The problem: Links in the letter that customers were supposed to use to reset their passwords—but those links clearly weren’t going to bestbuy.com. The irony: In trying to fix a situation where customers’ passwords were stolen for bad purposes, Best Buy’s letter was inadvertently crafted such that it looked like an attempt to steal customers’ passwords for bad purposes.
The letters, which went out on July 6 over the name of Best Buy VP of Customer Care Lisa Smith, were actually pretty good at spelling out the problem: There was no breach at Best Buy, but someone was using credentials apparently stolen from other sites to try to log into individual Best Buy customer accounts.
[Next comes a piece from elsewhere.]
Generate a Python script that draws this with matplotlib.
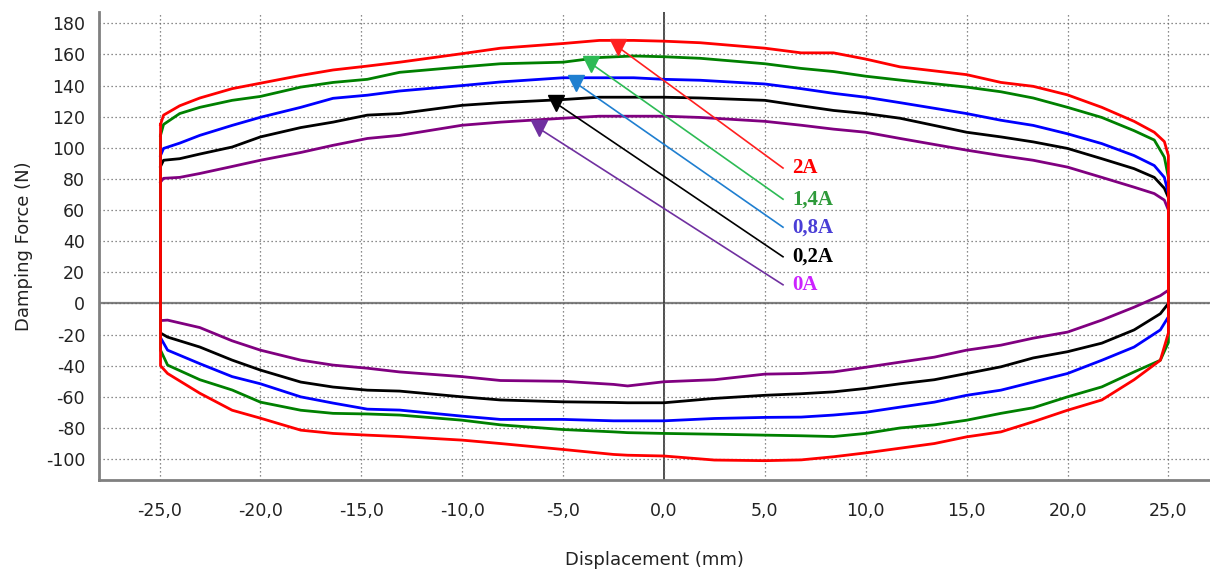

“Our investigation indicates that your account may have been accessed by these hackers. We are taking action now to help protect your account; we have disabled your current password, and ask that you take a few minutes to reset it,” the letter said.
So far, so good. But the letter then included a password-reset link that was so long, it wasn’t visible in most modern Web browsers. As a result, most customers likely saw just the beginning and the end of the link, which began with “click.emailinfo2.bestbuy.com” and ended with an 80-character hexadecimal number. (That’s enough bits to uniquely identify a very large number of customers—that number being roughly 2 followed by 96 zeroes, in fact. There’s overkill, and then there’s real overkill.)
At least some customers drew the reasonable conclusion that a link that didn’t begin with “bestbuy.com” and was too long to see clearly was probably not from Best Buy. It also didn’t help that the link didn’t use Secure HTTP, which would have been appropriate for a password change. (Ironically, the password-reset page itself actually did use Secure HTTP—just not the redirecting link in the letter.)
Customers also couldn’t confirm the letter’s authenticity on Best Buy’s site, because neither the letter nor any other notice of the stolen-credentials problem was posted anywhere on the site.
It’s great that Best Buy is able to send customers a clear, well-written letter about security. But the most important thing in that type of letter will still always be the password-reset link. Long, complex and obfuscated links will suggest the letter itself is a security attack. Short, secure and simple will convince customers they can trust the link—which is the whole point, isn’t it?